Unfortunately, though, there isn’t much else to The Unbelievers, which plays more like a travelogue for a rock band or comedian than as a provocative look at the rise of atheism. Getting some deeper insight into the lives of the leading men would even have made for an intriguing documentary, but this is nothing of the sort. For over an hour, we get Dawkins and Krauss making many of the same quips, claims, and arguments they’ve made in their published writings and other appearances available for free online. Worse still, here in this condensed and edited form their discussions have less context, less eloquence, and less impact. If one has never before seen or heard either scientist speak, this film could be enjoyable and mildly informative. Otherwise, it comes across as rather repetitious and dull. I say this as someone who has not only met both Professor Dawkins and Professor Krauss, but as someone who also hasn’t gorged himself on so much material by the duo as to be over-exposed. Really, if you’ve heard even one or two lectures before this, you’ll find precious little here that is new.

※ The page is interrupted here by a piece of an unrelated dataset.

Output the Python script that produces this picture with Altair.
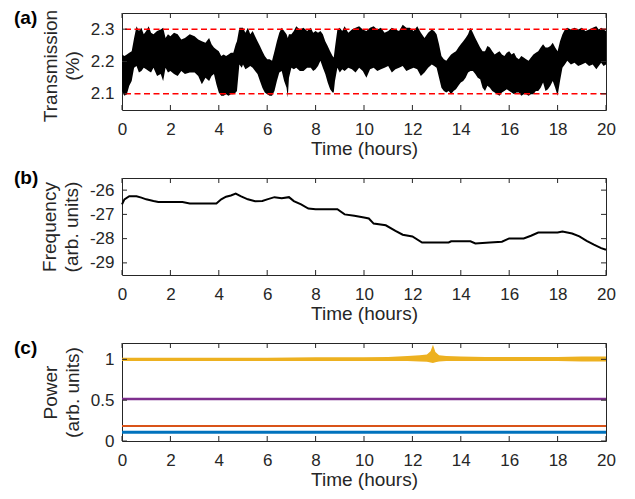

Perhaps most disappointing, however, is the absence of any balanced counter-point to the absolutist remarks of the main mouthpieces. Believers featured in the show are presented as either uneducated imbeciles or raving fanatical protesters. Richard and Lawrence wax lyrical on their devotion to truth, to science, to reality, to free thinking, and to many other favorite buzzwords without the slightest consideration of how perilously close they are to similar rhetorical propaganda uttered by the Religious Right, or to how hotly debated such concepts have been in the history of Western thought. That kind of open conversation may not be what the two want, on the other hand. Near the start of the film Dawkins bemoans a moderator for asking him to clarify some of his comments. He then goes on to speculate that once evolution is properly taught to the faithful, they will abandon their gods with nary a shrug.

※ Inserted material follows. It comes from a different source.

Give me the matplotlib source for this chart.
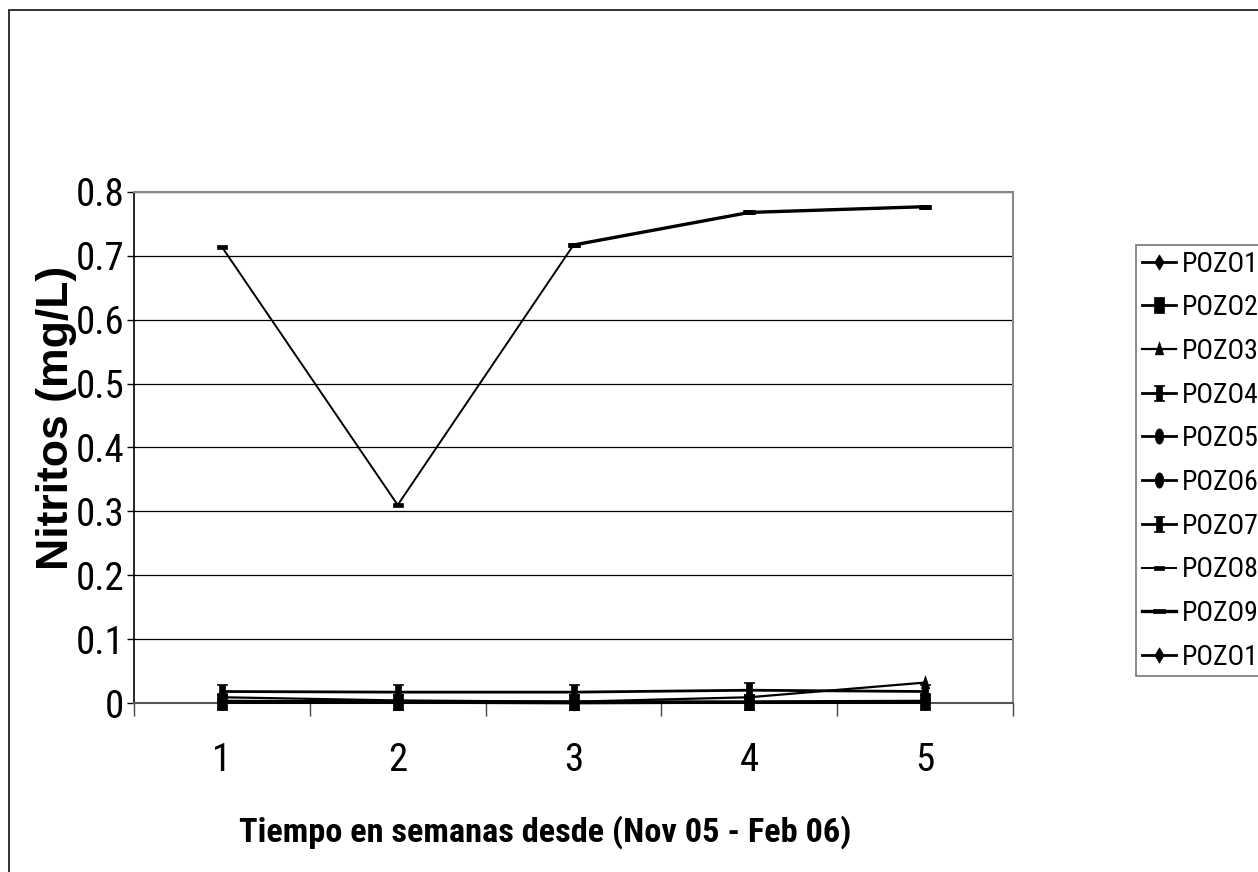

What exactly the purpose is behind The Unbelievers is difficult to ascertain. It certainly won’t lead anyone out of their faith, since there is barely a single argument for or against theism covered in it. It doesn’t follow the emergence of New Atheism, nor does it make much effort to paint any particular portrait of the average unbeliever. Even as a promotional effort it’s quite poor, showing what looks a lot like hero worship and scientism, not to mention that it lends a disturbing amount of credence to the ‘atheist evangelist’ tags that were mockingly applied to the Four Horsemen nearly ten years back. If we’re to believe the presentation in the film, this movement hasn’t just been about preaching to the converted, it’s been about cheering on public figures in the same way you show up and support your favorite band at their concert. And maybe this is the essence of the message in the documentary: unbelievers are united and growing.

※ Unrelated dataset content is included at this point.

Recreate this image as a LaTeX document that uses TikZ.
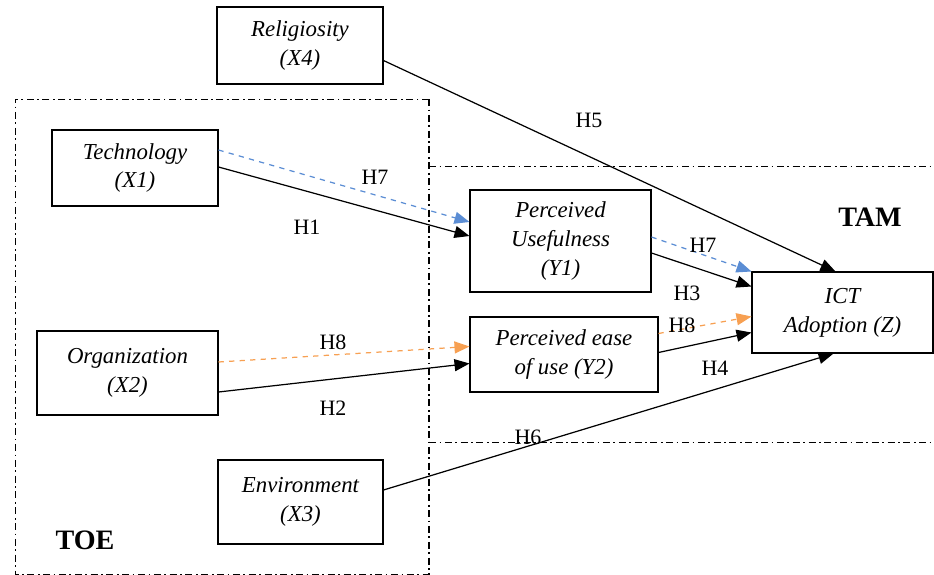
\documentclass[tikz,border=0pt]{standalone}
\usepackage{fontspec}
\setmainfont{Liberation Serif}
\usepackage{tikz}
\usepackage{xcolor}
\usetikzlibrary{arrows.meta,calc}

\definecolor{hblue}{RGB}{91,141,212}
\definecolor{horange}{RGB}{247,160,82}

\begin{document}
\begin{tikzpicture}[x=0.02cm,y=-0.02cm,
    varbox/.style={draw,line width=0.6pt,align=center,inner sep=1pt,
      font=\fontsize{13}{16.5}\selectfont\itshape},
    hyp/.style={font=\fontsize{12.5}{14}\selectfont},
    link/.style={->,line width=0.7pt},
    >={Triangle[length=3mm,width=2.4mm]}]
      \useasboundingbox (0,0) rectangle (934,575);
      % frames of the two models
      \draw [line width=0.5pt,dash pattern=on 4pt off 2pt on 1pt off 2pt] (429,99) -- (15,99) -- (15,574) -- (429,574);
      \draw [line width=1.2pt,dash pattern=on 4pt off 2pt on 1pt off 2pt] (429,99) -- (429,575);
      \draw [line width=0.5pt,dash pattern=on 4pt off 2pt on 1pt off 2pt] (429,166) -- (934,166);
      \draw [line width=0.5pt,dash pattern=on 4pt off 2pt on 1pt off 2pt] (429,442) -- (934,442);
      \node [font=\fontsize{16}{18}\selectfont\bfseries] (toe) at (85,540) {TOE};
      \node [font=\fontsize{16}{18}\selectfont\bfseries] (tam) at (870,217) {TAM};
      % variables
      \node [varbox,minimum width=3.32cm,minimum height=1.54cm] (rel) at (300,45.5) {Religiosity\\(X4)};
      \node [varbox,minimum width=3.32cm,minimum height=1.52cm] (tech) at (135,168) {Technology\\(X1)};
      \node [varbox,minimum width=3.62cm,minimum height=1.68cm] (org) at (127.5,373) {Organization\\(X2)};
      \node [varbox,minimum width=3.30cm,minimum height=1.68cm] (env) at (300.5,502) {Environment\\(X3)};
      \node [varbox,minimum width=3.62cm,minimum height=2.04cm] (pu) at (560.5,241) {Perceived\\Usefulness\\(Y1)};
      \node [varbox,minimum width=3.76cm,minimum height=1.50cm] (peu) at (564,354.5) {Perceived ease\\of use (Y2)};
      \node [varbox,minimum width=3.62cm,minimum height=1.62cm] (ict) at (842.5,312.5) {ICT\\Adoption (Z)};
      % hypotheses
      \draw [link,hblue,dashed] ($(tech.east)+(0,-18)$) -- ($(pu.west)+(0,-19)$);
      \draw [link] ($(tech.east)+(0,-1)$) -- ($(pu.west)+(0,-5)$);
      \draw [link,horange,dashed] ($(org.east)+(0,-11)$) -- ($(peu.west)+(0,-8)$);
      \draw [link] ($(org.east)+(0,19)$) -- ($(peu.west)+(0,9)$);
      \draw [link,hblue,dashed] ($(pu.east)+(0,-4)$) -- ($(ict.west)+(0,-41)$);
      \draw [link] ($(pu.east)+(0,12)$) -- ($(ict.west)+(0,-26)$);
      \draw [link,horange,dashed] ($(peu.east)+(0,-21)$) -- ($(ict.west)+(0,4)$);
      \draw [link] ($(peu.east)+(0,-2)$) -- ($(ict.west)+(0,20)$);
      \draw [link] ($(rel.east)+(0,15)$) -- ($(ict.north)+(-7,0)$);
      \draw [link] ($(env.east)+(0,-12)$) -- ($(ict.south)+(-9,0)$);
      \node [hyp] (h7a) at (375,177) {H7};
      \node [hyp] (h1) at (307,227) {H1};
      \node [hyp] (h8a) at (333,342) {H8};
      \node [hyp] (h2) at (333,408) {H2};
      \node [hyp] (h5) at (589,120) {H5};
      \node [hyp] (h7b) at (703,245) {H7};
      \node [hyp] (h3) at (687,293) {H3};
      \node [hyp] (h8b) at (682,325) {H8};
      \node [hyp] (h4) at (715,368) {H4};
      \node [hyp] (h6) at (528,437) {H6};
\end{tikzpicture}
\end{document}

Still, one can’t help but feel there are better ways of illustrating that message. The last chunk of the movie shows a string of clips from the 2012 Reason Rally, before launching into end credits accompanied by more celebrity atheists sharing their opinions. Sadly, The Unbelievers plays like a B-sides compilation, not capturing enough of the stronger points of either Dawkins or Krauss to warrant even a Greatest Hits collection. If you’re looking for a good documentary on atheism or with Professor Dawkins, check out A Brief History of Disbelief and The Atheism Tapes. For Professor Krauss, see his 2009 lecture A Universe From Nothing at no charge on YouTube. Then maybe, if you’re still hankering for more and know what to expect, give this film a try. Though ultimately unimpressive, it is visually appealing, has a decent soundtrack, and can serve as some casual fun.

1. Michael Lipka, A closer look at America’s rapidly growing religious ‘nones’, Pew Research Center (May 13, 2015). Retrieved July 22, 2015.